Exercise instructions: Pictures stay out. Extract the lines below from the first one through the line with "plt.rcParams['font.family'] = ['Lato', 'DejaVu", both included.
___ Data excerpts
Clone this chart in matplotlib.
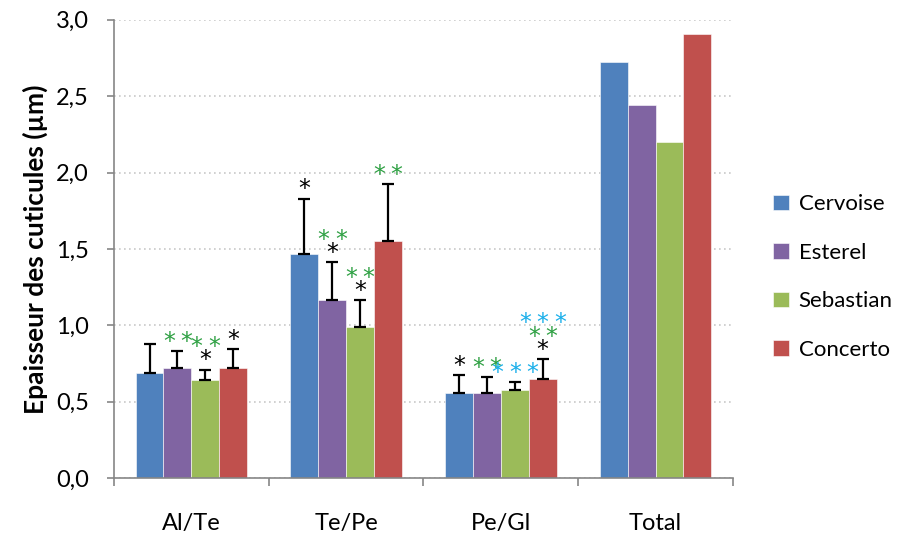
import numpy as np
import matplotlib
matplotlib.use("Agg")
import matplotlib.pyplot as plt
from matplotlib.ticker import FuncFormatter

plt.rcParams['font.family'] = ['Lato', 'DejaVu Sans']

# data
groups = ["Al/Te", "Te/Pe", "Pe/Gl", "Total"]
varieties = ["Cervoise", "Esterel", "Sebastian", "Concerto"]
colors = ["#4F81BD", "#8064A2", "#9BBB59", "#C0504D"]

cervoise = [0.69, 1.47, 0.557, 2.725]
esterel = [0.72, 1.165, 0.557, 2.44]
sebastian = [0.64, 0.99, 0.576, 2.20]
concerto = [0.72, 1.55, 0.648, 2.91]

err_cervoise = [0.19, 0.36, 0.118, 0]
err_esterel = [0.11, 0.25, 0.103, 0]
err_sebastian = [0.07, 0.175, 0.054, 0]
err_concerto = [0.125, 0.375, 0.132, 0]

# significance marks, bottom to top: (number of stars, colour key)
stars_cervoise = [[], [(1, "k")], [(1, "k")], []]
stars_esterel = [[(2, "g")], [(1, "k"), (2, "g")], [(2, "g")], []]
stars_sebastian = [[(1, "k"), (2, "g")], [(1, "k"), (2, "g")], [(3, "b")], []]
stars_concerto = [[(1, "k")], [(2, "g")], [(1, "k"), (2, "g"), (3, "b")], []]

values = [cervoise, esterel, sebastian, concerto]
errors = [err_cervoise, err_esterel, err_sebastian, err_concerto]
stars = [stars_cervoise, stars_esterel, stars_sebastian, stars_concerto]
star_colors = {"k": "black", "g": "#2EA043", "b": "#1AAFEA"}

fig = plt.figure(figsize=(9.01, 5.36), dpi=100)
ax = fig.add_axes([0.1265, 0.108, 0.687, 0.855])

x = np.arange(len(groups))
width = 0.18
for j, name in enumerate(varieties):
    pos = x + (j - 1.5) * width
    v = np.array(values[j])
    e = np.array(errors[j])
    ax.bar(pos, v, width, color=colors[j], edgecolor="white", linewidth=0.4,
           label=name, zorder=2)
    has_err = e > 0
    ax.errorbar(pos[has_err], v[has_err], yerr=[np.zeros(has_err.sum()), e[has_err]],
                fmt="none", ecolor="black", elinewidth=1.6, capsize=4.5,
                capthick=1.6, zorder=3)
    for i in range(len(groups)):
        top = v[i] + e[i]
        for k, (n, c) in enumerate(stars[j][i]):
            for s in range(n):
                ax.annotate("*", (pos[i], top),
                            xytext=(12.5 * (s - (n - 1) / 2), -2 + 9.5 * k),
                            textcoords="offset points", ha="center", va="bottom",
                            fontsize=17, color=star_colors[c],
                            family=["DejaVu Sans"], zorder=4)

ax.set_xlim(-0.5, 3.5)
ax.set_ylim(0, 3.0)
ax.set_yticks(np.arange(0, 3.01, 0.5))
ax.yaxis.set_major_formatter(FuncFormatter(lambda v, p: f"{v:.1f}".replace(".", ",")))
ax.grid(axis="y", color="#C8C8C8", linestyle=(0, (1, 2)), linewidth=1.2, zorder=0)
ax.set_axisbelow(True)

ax.set_xticks(x)
ax.set_xticklabels(groups)
ax.set_xticks(np.arange(-0.5, 3.6, 1), minor=True)
ax.tick_params(axis="x", which="major", length=0, pad=25, labelsize=17)
ax.tick_params(axis="x", which="minor", length=6, color="#868686", width=1.2)
ax.tick_params(axis="y", length=5, color="#868686", width=1.2, pad=13, labelsize=17)

for s in ["top", "right"]:
    ax.spines[s].set_visible(False)
for s in ["left", "bottom"]:
    ax.spines[s].set_color("#868686")
    ax.spines[s].set_linewidth(1.2)

ax.set_ylabel("Epaisseur des cuticules (µm)", fontsize=19, fontweight="bold", labelpad=6)

fig.legend(loc="center left", bbox_to_anchor=(0.836, 0.483), frameon=False,
           fontsize=16, handlelength=0.7, handleheight=0.7, handletextpad=0.45,
           labelspacing=1.28)

fig.savefig("out.png", dpi=100)
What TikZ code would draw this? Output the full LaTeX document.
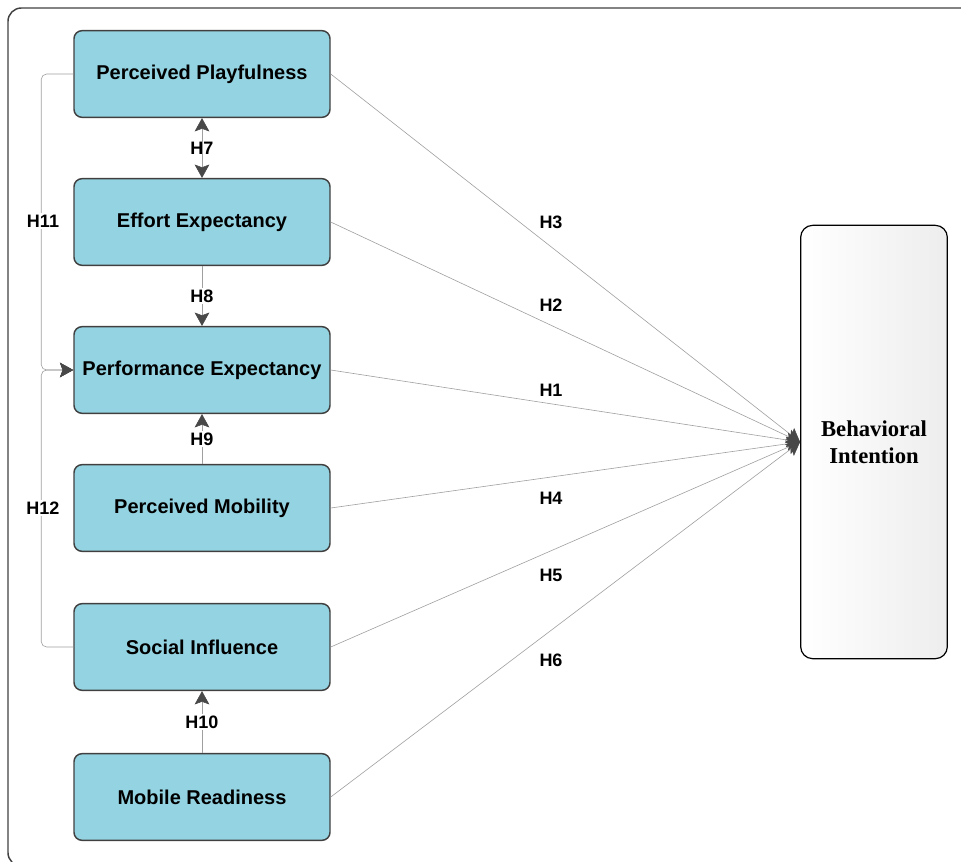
______
Task result:
Clone this chart in matplotlib.
import numpy as np
import matplotlib
matplotlib.use("Agg")
import matplotlib.pyplot as plt
from matplotlib.ticker import FuncFormatter

plt.rcParams['font.family'] = ['Lato', 'DejaVu Sans']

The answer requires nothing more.